Edgardo então é enviado para um muito
rigoroso internato (como aqueles onde Bellocchio foi educado?) em que outras
crianças judias como ele, batizadas em segredo ou convertidas sob ameaças e
pressões, são conscientemente educadas no rito católico. Outro garoto conta as
regras para Edgardo no primeiro dia: “aprenda tudo de cor e repita bem; dessa
forma eles param de incomodá-lo.” Edgardo é um bom menino, bem comportado, que
quer voltar para os pais, por isso assume a tarefa de não causar problemas e
ser o melhor aluno do grupo, a tal ponto que durante uma certa visita do Papa
Pio IX ( Paolo Pieroboni, perfeitamente detestável) é o único garoto que define
corretamente o que é um dogma de fé.
Edgardo está destinado, então, não apenas a
ser um bom católico, mas a ser o melhor católico possível.
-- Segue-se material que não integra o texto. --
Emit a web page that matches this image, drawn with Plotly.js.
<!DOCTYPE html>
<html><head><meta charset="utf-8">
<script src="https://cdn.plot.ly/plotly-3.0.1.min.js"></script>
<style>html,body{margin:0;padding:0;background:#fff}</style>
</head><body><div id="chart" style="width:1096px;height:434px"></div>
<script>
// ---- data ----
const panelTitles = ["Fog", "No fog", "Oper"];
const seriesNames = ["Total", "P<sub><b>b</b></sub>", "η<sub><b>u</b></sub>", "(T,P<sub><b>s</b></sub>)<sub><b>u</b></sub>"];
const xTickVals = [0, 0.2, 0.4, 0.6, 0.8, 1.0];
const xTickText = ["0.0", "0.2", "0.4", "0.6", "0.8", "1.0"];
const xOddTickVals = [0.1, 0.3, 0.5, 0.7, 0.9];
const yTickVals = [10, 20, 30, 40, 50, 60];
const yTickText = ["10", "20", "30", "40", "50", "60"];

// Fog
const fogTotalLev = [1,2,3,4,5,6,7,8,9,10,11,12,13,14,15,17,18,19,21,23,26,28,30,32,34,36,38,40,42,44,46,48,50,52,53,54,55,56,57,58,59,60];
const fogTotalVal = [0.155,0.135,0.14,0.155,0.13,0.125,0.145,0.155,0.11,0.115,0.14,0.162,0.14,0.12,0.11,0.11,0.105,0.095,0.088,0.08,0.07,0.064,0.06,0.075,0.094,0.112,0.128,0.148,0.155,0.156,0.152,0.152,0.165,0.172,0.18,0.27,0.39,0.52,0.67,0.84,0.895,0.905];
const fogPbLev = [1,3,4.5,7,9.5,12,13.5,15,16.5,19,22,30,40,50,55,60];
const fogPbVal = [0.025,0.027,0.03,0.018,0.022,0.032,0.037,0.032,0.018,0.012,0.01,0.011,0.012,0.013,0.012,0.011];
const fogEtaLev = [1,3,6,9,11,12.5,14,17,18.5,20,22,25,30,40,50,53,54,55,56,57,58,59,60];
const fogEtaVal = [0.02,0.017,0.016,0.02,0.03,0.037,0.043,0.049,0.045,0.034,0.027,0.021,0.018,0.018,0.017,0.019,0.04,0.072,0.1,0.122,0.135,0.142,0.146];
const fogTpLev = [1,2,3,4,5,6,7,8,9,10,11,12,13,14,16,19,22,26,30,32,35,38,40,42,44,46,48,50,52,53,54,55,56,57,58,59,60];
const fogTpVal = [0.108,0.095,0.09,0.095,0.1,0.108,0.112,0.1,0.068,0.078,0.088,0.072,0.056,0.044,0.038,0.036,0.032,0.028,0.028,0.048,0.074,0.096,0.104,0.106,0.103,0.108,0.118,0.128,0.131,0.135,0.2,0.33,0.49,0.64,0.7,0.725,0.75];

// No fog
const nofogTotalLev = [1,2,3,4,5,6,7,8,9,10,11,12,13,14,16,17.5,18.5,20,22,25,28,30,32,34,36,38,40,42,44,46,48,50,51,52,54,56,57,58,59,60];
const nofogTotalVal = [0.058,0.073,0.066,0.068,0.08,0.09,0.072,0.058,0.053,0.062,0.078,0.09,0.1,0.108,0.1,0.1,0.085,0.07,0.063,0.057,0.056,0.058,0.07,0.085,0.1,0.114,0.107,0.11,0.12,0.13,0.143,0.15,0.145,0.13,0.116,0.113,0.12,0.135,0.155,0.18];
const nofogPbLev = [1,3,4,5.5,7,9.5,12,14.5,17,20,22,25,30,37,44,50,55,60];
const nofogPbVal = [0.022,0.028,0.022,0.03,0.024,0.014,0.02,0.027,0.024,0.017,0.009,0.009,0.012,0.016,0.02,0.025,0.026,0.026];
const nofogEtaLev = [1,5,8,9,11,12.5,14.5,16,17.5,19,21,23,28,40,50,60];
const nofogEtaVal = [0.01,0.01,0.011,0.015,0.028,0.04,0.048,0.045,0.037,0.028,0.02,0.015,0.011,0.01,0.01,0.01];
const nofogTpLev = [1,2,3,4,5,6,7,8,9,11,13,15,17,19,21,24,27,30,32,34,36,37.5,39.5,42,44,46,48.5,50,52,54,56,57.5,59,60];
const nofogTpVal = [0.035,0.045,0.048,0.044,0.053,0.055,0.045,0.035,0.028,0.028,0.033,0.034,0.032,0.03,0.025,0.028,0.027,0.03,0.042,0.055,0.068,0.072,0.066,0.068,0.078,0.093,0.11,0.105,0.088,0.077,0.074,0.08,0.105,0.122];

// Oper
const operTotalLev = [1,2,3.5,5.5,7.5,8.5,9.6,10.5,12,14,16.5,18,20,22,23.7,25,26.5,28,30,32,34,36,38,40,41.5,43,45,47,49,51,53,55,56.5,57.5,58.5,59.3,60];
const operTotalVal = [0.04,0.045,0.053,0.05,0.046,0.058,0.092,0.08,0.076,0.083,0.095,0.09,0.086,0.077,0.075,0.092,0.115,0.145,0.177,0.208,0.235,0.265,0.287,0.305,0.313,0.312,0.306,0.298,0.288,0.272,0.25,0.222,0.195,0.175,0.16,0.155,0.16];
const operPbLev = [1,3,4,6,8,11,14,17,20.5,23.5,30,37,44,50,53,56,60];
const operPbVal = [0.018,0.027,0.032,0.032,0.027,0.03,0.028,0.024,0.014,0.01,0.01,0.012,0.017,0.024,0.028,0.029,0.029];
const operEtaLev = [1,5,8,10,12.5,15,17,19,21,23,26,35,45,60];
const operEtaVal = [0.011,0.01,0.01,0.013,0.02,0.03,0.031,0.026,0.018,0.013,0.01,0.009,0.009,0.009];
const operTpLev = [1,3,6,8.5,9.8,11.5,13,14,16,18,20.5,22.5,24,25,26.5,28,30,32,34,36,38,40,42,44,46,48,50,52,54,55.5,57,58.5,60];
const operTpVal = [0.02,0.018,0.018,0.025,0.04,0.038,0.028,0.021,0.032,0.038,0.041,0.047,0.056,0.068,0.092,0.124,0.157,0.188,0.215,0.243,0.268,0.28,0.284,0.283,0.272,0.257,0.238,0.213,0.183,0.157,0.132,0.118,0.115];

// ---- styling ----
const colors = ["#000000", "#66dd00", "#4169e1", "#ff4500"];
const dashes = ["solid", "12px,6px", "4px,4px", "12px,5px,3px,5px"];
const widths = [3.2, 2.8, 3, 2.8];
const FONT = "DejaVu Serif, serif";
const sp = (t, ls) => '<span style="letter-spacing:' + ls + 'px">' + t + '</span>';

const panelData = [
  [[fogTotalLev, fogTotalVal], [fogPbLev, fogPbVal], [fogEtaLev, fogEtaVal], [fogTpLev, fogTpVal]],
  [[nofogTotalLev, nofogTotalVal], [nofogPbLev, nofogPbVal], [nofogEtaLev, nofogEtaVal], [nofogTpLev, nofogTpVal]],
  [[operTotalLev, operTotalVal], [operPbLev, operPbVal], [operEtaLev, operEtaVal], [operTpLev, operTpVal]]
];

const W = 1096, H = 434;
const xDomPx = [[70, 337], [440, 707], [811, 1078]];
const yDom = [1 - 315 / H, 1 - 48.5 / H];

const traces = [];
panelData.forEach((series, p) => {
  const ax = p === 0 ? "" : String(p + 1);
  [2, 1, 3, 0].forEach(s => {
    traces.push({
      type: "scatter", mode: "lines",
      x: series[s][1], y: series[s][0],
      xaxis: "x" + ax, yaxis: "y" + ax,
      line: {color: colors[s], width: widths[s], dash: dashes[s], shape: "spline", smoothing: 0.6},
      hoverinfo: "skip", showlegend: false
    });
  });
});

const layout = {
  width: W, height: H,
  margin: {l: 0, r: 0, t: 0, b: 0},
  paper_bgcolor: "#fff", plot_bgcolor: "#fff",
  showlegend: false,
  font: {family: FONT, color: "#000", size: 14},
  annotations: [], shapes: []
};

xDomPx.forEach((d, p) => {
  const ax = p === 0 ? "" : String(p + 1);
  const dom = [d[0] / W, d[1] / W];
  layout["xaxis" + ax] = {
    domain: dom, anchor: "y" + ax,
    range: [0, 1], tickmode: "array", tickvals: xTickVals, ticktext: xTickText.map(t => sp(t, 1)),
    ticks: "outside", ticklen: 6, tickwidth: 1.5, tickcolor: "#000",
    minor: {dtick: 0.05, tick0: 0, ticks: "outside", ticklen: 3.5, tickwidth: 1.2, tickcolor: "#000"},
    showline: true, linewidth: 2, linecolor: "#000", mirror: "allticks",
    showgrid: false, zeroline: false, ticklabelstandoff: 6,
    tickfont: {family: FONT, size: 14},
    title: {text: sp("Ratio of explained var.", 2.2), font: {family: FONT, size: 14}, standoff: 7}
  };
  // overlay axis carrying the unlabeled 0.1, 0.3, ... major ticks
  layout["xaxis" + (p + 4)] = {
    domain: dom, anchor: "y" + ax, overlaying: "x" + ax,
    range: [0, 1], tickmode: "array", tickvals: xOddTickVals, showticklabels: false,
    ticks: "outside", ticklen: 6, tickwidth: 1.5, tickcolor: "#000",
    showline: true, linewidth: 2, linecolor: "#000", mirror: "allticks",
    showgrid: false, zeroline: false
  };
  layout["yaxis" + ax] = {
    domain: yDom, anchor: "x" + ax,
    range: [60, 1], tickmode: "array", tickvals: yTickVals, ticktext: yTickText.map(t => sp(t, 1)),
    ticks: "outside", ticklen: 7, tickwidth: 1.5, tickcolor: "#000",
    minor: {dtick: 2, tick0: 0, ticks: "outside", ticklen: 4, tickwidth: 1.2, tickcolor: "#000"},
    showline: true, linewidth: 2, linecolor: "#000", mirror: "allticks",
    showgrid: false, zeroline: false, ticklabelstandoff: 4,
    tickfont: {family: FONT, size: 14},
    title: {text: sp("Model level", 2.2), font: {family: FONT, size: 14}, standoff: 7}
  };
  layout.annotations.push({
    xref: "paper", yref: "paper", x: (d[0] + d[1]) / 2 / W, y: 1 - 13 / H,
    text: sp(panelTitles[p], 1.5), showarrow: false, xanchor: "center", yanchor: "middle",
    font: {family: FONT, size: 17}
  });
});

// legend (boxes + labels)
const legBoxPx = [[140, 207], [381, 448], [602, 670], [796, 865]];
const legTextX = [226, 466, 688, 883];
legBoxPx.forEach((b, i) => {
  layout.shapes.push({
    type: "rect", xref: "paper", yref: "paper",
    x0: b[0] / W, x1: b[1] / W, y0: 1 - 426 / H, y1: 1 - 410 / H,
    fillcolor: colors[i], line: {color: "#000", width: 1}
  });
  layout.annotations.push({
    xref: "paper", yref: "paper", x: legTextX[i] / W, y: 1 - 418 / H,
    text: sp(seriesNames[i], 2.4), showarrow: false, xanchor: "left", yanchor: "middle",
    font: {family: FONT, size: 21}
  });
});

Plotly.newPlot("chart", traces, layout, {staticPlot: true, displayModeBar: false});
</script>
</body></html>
A elegância formal do cenário em
imagens — fotografia de Francesco Di Giacomo, produção impecável de Andrea
Castorina — é abruptamente interrompida e até conscientemente sabotada por
certos episódios que procuram desequilibrar a narrativa e, claro, os próprios
espectadores: as caricaturas de Pio IX que ganham vida diante de seus olhos
indignados, o horrendo pesadelo vingativo em que o papa sonha que vai ser
circuncidado como se fosse mais um judeu ou o episódio em que Edgardo vê como
Jesus Cristo desce da cruz , qual alegre homenagem buñueliana.
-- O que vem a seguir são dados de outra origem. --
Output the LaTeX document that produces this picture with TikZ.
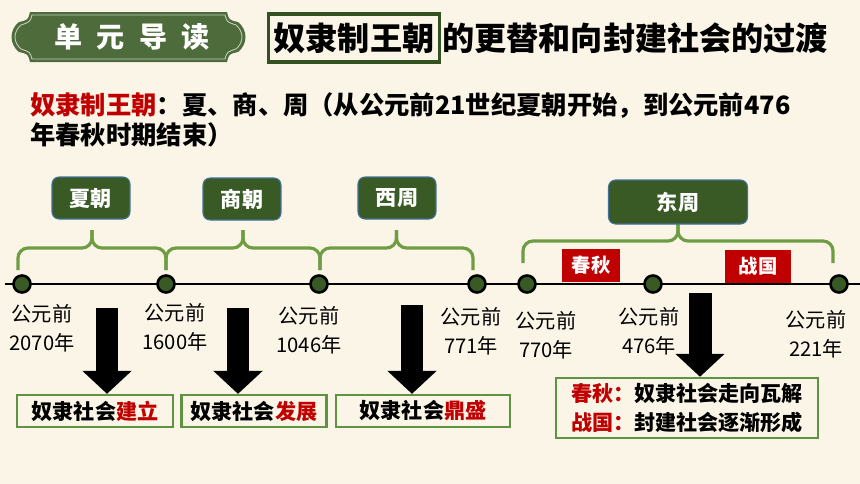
\documentclass[tikz,border=0pt]{standalone}
\usepackage{fontspec}
\setmainfont{Noto Sans CJK SC}
\usepackage{xcolor}
\usetikzlibrary{arrows.meta,positioning,calc}

\definecolor{paper}{HTML}{FBF5E7}
\definecolor{darkgreen}{HTML}{3A5A25}
\definecolor{bracegreen}{HTML}{6F9D43}
\definecolor{boxgreen}{HTML}{5F9343}
\definecolor{edgeblue}{HTML}{41719C}
\definecolor{darkred}{HTML}{C00000}

\begin{document}
\begin{tikzpicture}[
  x=0.02cm, y=-0.02cm,
  dynasty/.style={draw=edgeblue, line width=0.6pt, fill=darkgreen, rounded corners=4pt, text=white, font=\bfseries\fontsize{12}{14}\selectfont, minimum width=1.56cm, minimum height=0.84cm},
  period/.style={fill=darkred, text=white, font=\bfseries\fontsize{11}{13}\selectfont, minimum width=1.16cm, minimum height=0.66cm},
  dot/.style={circle, draw=black, line width=1.5pt, fill=darkgreen, minimum size=0.34cm, inner sep=0pt},
  year/.style={align=center, inner sep=0pt, font=\fontsize{11.5}{16.5}\selectfont},
  result/.style={draw=boxgreen, line width=1.2pt, align=center, minimum height=0.64cm, font=\bfseries\fontsize{12}{16}\selectfont},
  brace/.style={draw=bracegreen, line width=1.8pt, rounded corners=0.2cm},
  bigarrow/.style={line width=0.46cm, -{Triangle[length=0.46cm, width=0.96cm]}}
]
\useasboundingbox[fill=paper] (0,0) rectangle (860,484);

% heading
\fill[darkgreen!90!white] (30,12) -- (227,12) .. controls (229,20) .. (238,22)
  .. controls (248,30) and (248,44) .. (238,52) .. controls (229,54) .. (227,62)
  -- (30,62) .. controls (28,54) .. (19,52) .. controls (9,44) and (9,30) .. (19,22)
  .. controls (28,20) .. (30,12) -- cycle;
\draw[white!70!darkgreen, line width=0.5pt] (32,15) -- (225,15) .. controls (227,22) .. (236,25)
  .. controls (244,32) and (244,42) .. (236,49) .. controls (227,52) .. (225,59)
  -- (32,59) .. controls (30,52) .. (21,49) .. controls (13,42) and (13,32) .. (21,25)
  .. controls (30,22) .. (32,15) -- cycle;
\node[text=white, font=\bfseries\fontsize{16}{18}\selectfont] (banner) at (132,37)
  {单\hspace{0.5em}元\hspace{0.5em}导\hspace{0.5em}读};
\node[draw=darkgreen!90!black, line width=1.8pt, inner xsep=0.1cm, minimum height=0.96cm,
  font=\bfseries\fontsize{18.3}{20}\selectfont] (titlebox) at (354,38) {奴隶制王朝};
\node[anchor=base west, inner sep=0pt, font=\bfseries\fontsize{18.3}{20}\selectfont]
  (titlerest) at ([xshift=0.02cm]titlebox.base east) {的更替和向封建社会的过渡};
\node[anchor=north west, inner sep=0pt, align=left, font=\bfseries\fontsize{14.4}{17.5}\selectfont]
  (intro) at (30,92) {\textcolor{darkred}{奴隶制王朝}：夏、商、周（从公元前21世纪夏朝开始，到公元前476\\年春秋时期结束）};

% timeline
\coordinate (tstart) at (5,284);
\coordinate (tend) at (860,284);
\draw[line width=1.7pt] (tstart) -- (tend);
\node[dot] (d1) at (22,284) {};
\node[dot] (d2) at (166,284) {};
\node[dot] (d3) at (319,284) {};
\node[dot] (d4) at (477,284) {};
\node[dot] (d5) at (527,284) {};
\node[dot] (d6) at (653,284) {};
\node[dot] (d7) at (839,284) {};

\coordinate (b1) at ([shift={(-4,-14)}]d1.center);
\coordinate (b2) at ([shift={(0,-14)}]d2.center);
\coordinate (b3) at ([shift={(1,-14)}]d3.center);
\coordinate (b4) at ([shift={(-4,-14)}]d4.center);
\coordinate (b5) at ([shift={(-4,-21)}]d5.center);
\coordinate (b7) at ([shift={(-6,-21)}]d7.center);
\foreach \l/\r in {b1/b2, b2/b3, b3/b4, b5/b7} {
  \draw[brace] (\l) |- ($(\l)!.5!(\r)+(0,-22)$) -- ++(0,-18);
  \draw[brace] (\r) |- ($(\l)!.5!(\r)+(0,-22)$) -- ++(0,-18);
}

\node[dynasty] (xia) at (91,198) {夏朝};
\node[dynasty] (shang) at (242,199) {商朝};
\node[dynasty] (xizhou) at (397,198) {西周};
\node[dynasty, minimum width=2.78cm, minimum height=0.88cm] (dongzhou) at (678,202) {东周};
\node[period] (chunqiu) at (591,265) {春秋};
\node[period, minimum width=1.34cm] (zhanguo) at (758,266) {战国};

\node[year] (y1) at (42,328) {公元前\\2070年};
\node[year] (y2) at (175,327) {公元前\\1600年};
\node[year] (y3) at (309,330) {公元前\\1046年};
\node[year] (y4) at (471,331) {公元前\\771年};
\node[year] (y5) at (546,335) {公元前\\770年};
\node[year] (y6) at (649,331) {公元前\\476年};
\node[year] (y7) at (816,334) {公元前\\221年};

% results
\node[result, minimum width=3.12cm] (r1) at (95,411) {奴隶社会\textcolor{darkred}{建立}};
\node[result, minimum width=2.9cm] (r2) at (254,411) {奴隶社会\textcolor{darkred}{发展}};
\node[result, minimum width=3.48cm] (r3) at (423,411) {奴隶社会\textcolor{darkred}{鼎盛}};
\node[result, minimum width=5.24cm, minimum height=1.18cm] (r4) at (687,408)
  {\textcolor{darkred}{春秋：}奴隶社会走向瓦解\\\textcolor{darkred}{战国：}封建社会逐渐形成};

\coordinate (a1) at (107,308);
\coordinate (a2) at (238,308);
\coordinate (a3) at (412,305);
\coordinate (a4) at (700,293);
\draw[bigarrow] (a1) -- (a1 |- r1.north);
\draw[bigarrow] (a2) -- (a2 |- r2.north);
\draw[bigarrow] (a3) -- (a3 |- r3.north);
\draw[bigarrow] (a4) -- (a4 |- r4.north);
\end{tikzpicture}
\end{document}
A história do sequestro de Edgardo
Mortara é bastante conhecida entre os especialistas nas relações da Igreja
Católica com a população ítalo-judaica da época e, na ocasião, tornou-se um
escândalo internacional, já que a luta dos Mortara para reaver seu filho chegou
a todos os jornais europeus e até americanos. Na verdade, o destino de Edgardo
chamou a atenção, há alguns anos, de Steven Spielberg, que pensou em fazer um
filme, mas desistiu por não ter encontrado o protagonista certo, um ator mirim de
sete anos que deve estar no centro do quadro durante grande parte do filme.
Bellocchio não teve esse problema, pois o garoto Enea Sala está perfeito no
papel da pobre criança sequestrada e perpetuamente confusa: um verdadeiro
milagre de
casting. Numa delas, Bellocchio rezou para encontrá-lo.